→ Exercise goal
Retype only what runs from the first line of the listing to the line holding "const peakHeights = [40, 148, 260, 25];", both included. Do not retype the pictures.

→ Dataset extract
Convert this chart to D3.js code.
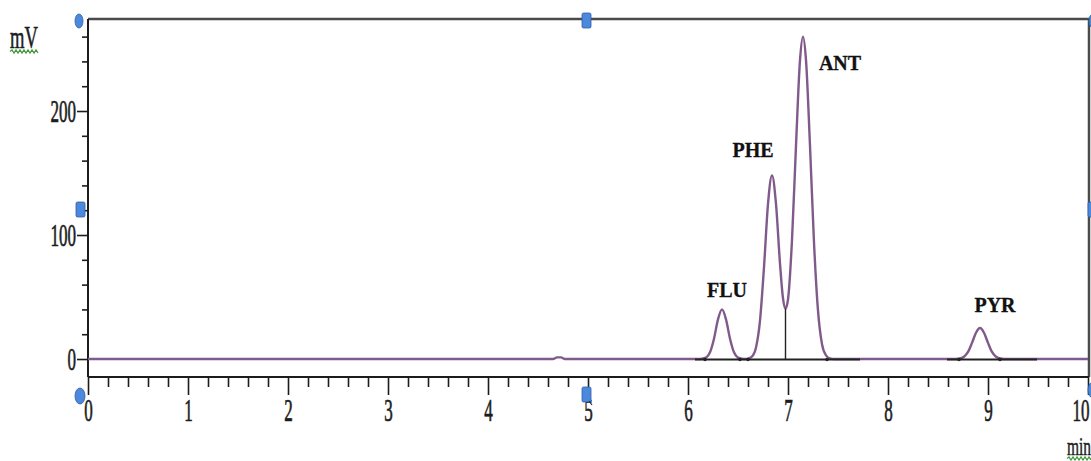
<!DOCTYPE html>
<html>
<head>
<meta charset="utf-8">
<script src="https://cdn.jsdelivr.net/npm/d3@7"></script>
<style>
  html, body { margin: 0; padding: 0; background: #fff; overflow: hidden; }
  svg { display: block; }
</style>
</head>
<body>
<svg id="chart" width="1091" height="461"></svg>
<script>
// Detector trace: retention time (min) and signal (mV)
const traceTime = [
  0, 4.65, 4.69, 4.73, 4.77, 6.10,
  6.14, 6.18, 6.22, 6.26, 6.30, 6.34, 6.38, 6.42, 6.46, 6.50, 6.54, 6.57,
  6.60, 6.64, 6.68, 6.72, 6.76, 6.80, 6.84, 6.88, 6.92, 6.95, 6.975, 7.00,
  7.04, 7.08, 7.12, 7.15, 7.18, 7.22, 7.26, 7.30, 7.34, 7.38, 7.42, 7.46,
  8.68, 8.72, 8.76, 8.80, 8.84, 8.88, 8.92, 8.96, 9.00, 9.04, 9.08, 9.12, 9.16,
  10
];
const traceMV = [
  0, 0, 1.3, 1.3, 0, 0,
  0.2, 1.1, 5.4, 16.4, 32, 40, 32, 16.4, 5.4, 1.1, 0.2, 0,
  0.3, 2, 9.3, 31, 74, 125, 148, 125, 77, 49, 40.6, 48,
  96, 172, 241, 260, 241, 172, 94, 39, 12, 3, 0.5, 0,
  0, 0.4, 1.8, 5.7, 13, 21.2, 25, 21.2, 13, 5.7, 1.8, 0.4, 0,
  0
];

// Identified peaks
const peakNames   = ["FLU", "PHE", "ANT", "PYR"];
const peakTimes   = [6.34, 6.84, 7.15, 8.92];
const peakHeights = [40, 148, 260, 25];

// Integration: baselines, peak start/stop marks, perpendicular drop
const baseStart  = [6.07, 8.59];
const baseEnd    = [7.72, 9.49];
const peakBounds = [6.17, 6.52, 6.60, 7.39, 8.71, 9.12];
const dropTimes   = [6.975];
const dropHeights = [40.6];

// Axis ticks
const xTicks = [0, 1, 2, 3, 4, 5, 6, 7, 8, 9, 10];
const xMinorStep = 0.2;
const yTicks = [0, 100, 200];
const yMinorStep = 20;

const svg = d3.select("#chart");
const plotLeft = 88, plotRight = 1088, plotTop = 19, plotBottom = 377;

const x = d3.scaleLinear().domain([0, 10]).range([plotLeft, plotRight]);
const y = d3.scaleLinear().domain([-14.5, 274.2]).range([plotBottom, plotTop]);

const serif = "'Liberation Serif', 'Times New Roman', serif";
const ink = "#1c1c1c";

// Plot frame (top and right)
svg.append("path")
  .attr("d", `M${plotLeft},${plotTop}H${plotRight + 1}V${plotBottom}`)
  .attr("fill", "none").attr("stroke", "#4a4a4a").attr("stroke-width", 2.5);

// X axis
const xMinor = d3.range(0, 10 + 1e-9, xMinorStep).filter(v => Math.abs(v - Math.round(v)) > 1e-6);
const gxMinor = svg.append("g").attr("transform", `translate(0,${plotBottom})`)
  .call(d3.axisBottom(x).tickValues(xMinor).tickSize(10).tickFormat(""));
const gx = svg.append("g").attr("transform", `translate(0,${plotBottom})`)
  .call(d3.axisBottom(x).tickValues(xTicks).tickSize(18).tickPadding(7).tickFormat(d3.format("d")));
[gxMinor, gx].forEach(g => {
  g.select(".domain").remove();
  g.selectAll("line").attr("stroke", ink).attr("stroke-width", 1.6);
});
gx.selectAll("text")
  .attr("font-family", serif).attr("font-size", 31).attr("fill", ink)
  .attr("stroke", ink).attr("stroke-width", 0.7)
  .attr("dy", "0.62em")
  .attr("transform", "scale(0.55,1)");
gx.selectAll(".tick").filter(d => d === 10).select("text")
  .attr("text-anchor", "end").attr("x", 1 / 0.55);

// Y axis
const yMinor = d3.range(0, 274, yMinorStep).filter(v => v % 100 !== 0);
const gyMinor = svg.append("g").attr("transform", `translate(${plotLeft},0)`)
  .call(d3.axisLeft(y).tickValues(yMinor).tickSize(6).tickFormat(""));
const gy = svg.append("g").attr("transform", `translate(${plotLeft},0)`)
  .call(d3.axisLeft(y).tickValues(yTicks).tickSize(11).tickPadding(1).tickFormat(d3.format("d")));
[gyMinor, gy].forEach(g => {
  g.select(".domain").remove();
  g.selectAll("line").attr("stroke", ink).attr("stroke-width", 1.6);
});
gy.selectAll("text")
  .attr("font-family", serif).attr("font-size", 31).attr("fill", ink)
  .attr("stroke", ink).attr("stroke-width", 0.7)
  .attr("dy", "0.34em")
  .attr("transform", "scale(0.55,1)")
  .attr("x", -12 / 0.55);

// Axis lines
svg.append("line").attr("x1", plotLeft).attr("x2", plotRight + 1).attr("y1", plotBottom).attr("y2", plotBottom)
  .attr("stroke", ink).attr("stroke-width", 2);
svg.append("line").attr("x1", plotLeft).attr("x2", plotLeft).attr("y1", plotTop).attr("y2", plotBottom)
  .attr("stroke", ink).attr("stroke-width", 2);

// Units
function squiggle(x0, x1, yy) {
  let d = `M${x0},${yy}`;
  let up = true;
  for (let xx = x0 + 2; xx <= x1; xx += 2) { d += `L${xx},${yy + (up ? -1.5 : 1.5)}`; up = !up; }
  return d;
}
svg.append("text").attr("transform", "translate(10,48) scale(0.6,1)")
  .attr("font-family", serif).attr("font-size", 31).attr("fill", ink)
  .attr("stroke", ink).attr("stroke-width", 0.6).text("mV");
svg.append("path").attr("d", squiggle(10, 38, 51.5)).attr("fill", "none")
  .attr("stroke", "#3f9a3a").attr("stroke-width", 1.3);
svg.append("text").attr("transform", "translate(1067,455) scale(0.62,1)")
  .attr("font-family", serif).attr("font-size", 25).attr("fill", ink)
  .attr("stroke", ink).attr("stroke-width", 0.5).text("min");
svg.append("path").attr("d", squiggle(1067, 1091, 458.5)).attr("fill", "none")
  .attr("stroke", "#3f9a3a").attr("stroke-width", 1.3);

// Chromatogram trace
const trace = traceTime.map((t, i) => [t, traceMV[i]]);
svg.append("path")
  .datum(trace)
  .attr("d", d3.line().x(d => x(d[0])).y(d => y(d[1])).curve(d3.curveMonotoneX))
  .attr("fill", "none")
  .attr("stroke", "#805a8a")
  .attr("stroke-width", 2.4)
  .attr("stroke-linejoin", "round");

// Integration baselines and drop line
baseStart.forEach((s, i) => {
  svg.append("line")
    .attr("x1", x(s)).attr("x2", x(baseEnd[i]))
    .attr("y1", y(0) + 0.5).attr("y2", y(0) + 0.5)
    .attr("stroke", "#222").attr("stroke-width", 1.8);
});
dropTimes.forEach((t, i) => {
  svg.append("line")
    .attr("x1", x(t)).attr("x2", x(t))
    .attr("y1", y(0)).attr("y2", y(dropHeights[i]))
    .attr("stroke", "#222").attr("stroke-width", 1.4);
});
svg.selectAll("circle.bound").data(peakBounds).join("circle")
  .attr("class", "bound")
  .attr("cx", d => x(d)).attr("cy", y(0) + 0.5).attr("r", 1.8)
  .attr("fill", "#222");

// Peak labels, placed beside each apex
const labelOffsets = [[5, -12], [-19, -18], [37, 33], [15, -16]];
svg.selectAll("text.peak").data(peakNames).join("text")
  .attr("class", "peak")
  .attr("x", (d, i) => x(peakTimes[i]) + labelOffsets[i][0])
  .attr("y", (d, i) => y(peakHeights[i]) + labelOffsets[i][1])
  .attr("text-anchor", "middle")
  .attr("font-family", serif).attr("font-weight", "bold").attr("font-size", 20)
  .attr("fill", "#111").attr("stroke", "#111").attr("stroke-width", 0.3)
  .text(d => d);

// Cursor handles of the viewer
const handleFill = "#4c88dc", handleStroke = "#2d5fa8";
const ovals = [[79, 21, 4, 7], [80, 396, 5, 8], [1093, 21, 4, 7], [1093, 390, 5, 8]];
ovals.forEach(o => svg.append("ellipse")
  .attr("cx", o[0]).attr("cy", o[1]).attr("rx", o[2]).attr("ry", o[3])
  .attr("fill", handleFill).attr("stroke", handleStroke).attr("stroke-width", 0.8));
const squares = [[582, 13], [582, 387], [76, 202], [1088, 202]];
squares.forEach(s => svg.append("rect")
  .attr("x", s[0]).attr("y", s[1]).attr("width", 9).attr("height", 15).attr("rx", 1.5)
  .attr("fill", handleFill).attr("stroke", handleStroke).attr("stroke-width", 0.8));
svg.append("line").attr("x1", 589).attr("y1", 401).attr("x2", 592).attr("y2", 405)
  .attr("stroke", "#333").attr("stroke-width", 1.2);
</script>
</body>
</html>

→ Exercise solution
Convert this chart to D3.js code.
<!DOCTYPE html>
<html>
<head>
<meta charset="utf-8">
<script src="https://cdn.jsdelivr.net/npm/d3@7"></script>
<style>
  html, body { margin: 0; padding: 0; background: #fff; overflow: hidden; }
  svg { display: block; }
</style>
</head>
<body>
<svg id="chart" width="1091" height="461"></svg>
<script>
// Detector trace: retention time (min) and signal (mV)
const traceTime = [
  0, 4.65, 4.69, 4.73, 4.77, 6.10,
  6.14, 6.18, 6.22, 6.26, 6.30, 6.34, 6.38, 6.42, 6.46, 6.50, 6.54, 6.57,
  6.60, 6.64, 6.68, 6.72, 6.76, 6.80, 6.84, 6.88, 6.92, 6.95, 6.975, 7.00,
  7.04, 7.08, 7.12, 7.15, 7.18, 7.22, 7.26, 7.30, 7.34, 7.38, 7.42, 7.46,
  8.68, 8.72, 8.76, 8.80, 8.84, 8.88, 8.92, 8.96, 9.00, 9.04, 9.08, 9.12, 9.16,
  10
];
const traceMV = [
  0, 0, 1.3, 1.3, 0, 0,
  0.2, 1.1, 5.4, 16.4, 32, 40, 32, 16.4, 5.4, 1.1, 0.2, 0,
  0.3, 2, 9.3, 31, 74, 125, 148, 125, 77, 49, 40.6, 48,
  96, 172, 241, 260, 241, 172, 94, 39, 12, 3, 0.5, 0,
  0, 0.4, 1.8, 5.7, 13, 21.2, 25, 21.2, 13, 5.7, 1.8, 0.4, 0,
  0
];

// Identified peaks
const peakNames   = ["FLU", "PHE", "ANT", "PYR"];
const peakTimes   = [6.34, 6.84, 7.15, 8.92];
const peakHeights = [40, 148, 260, 25];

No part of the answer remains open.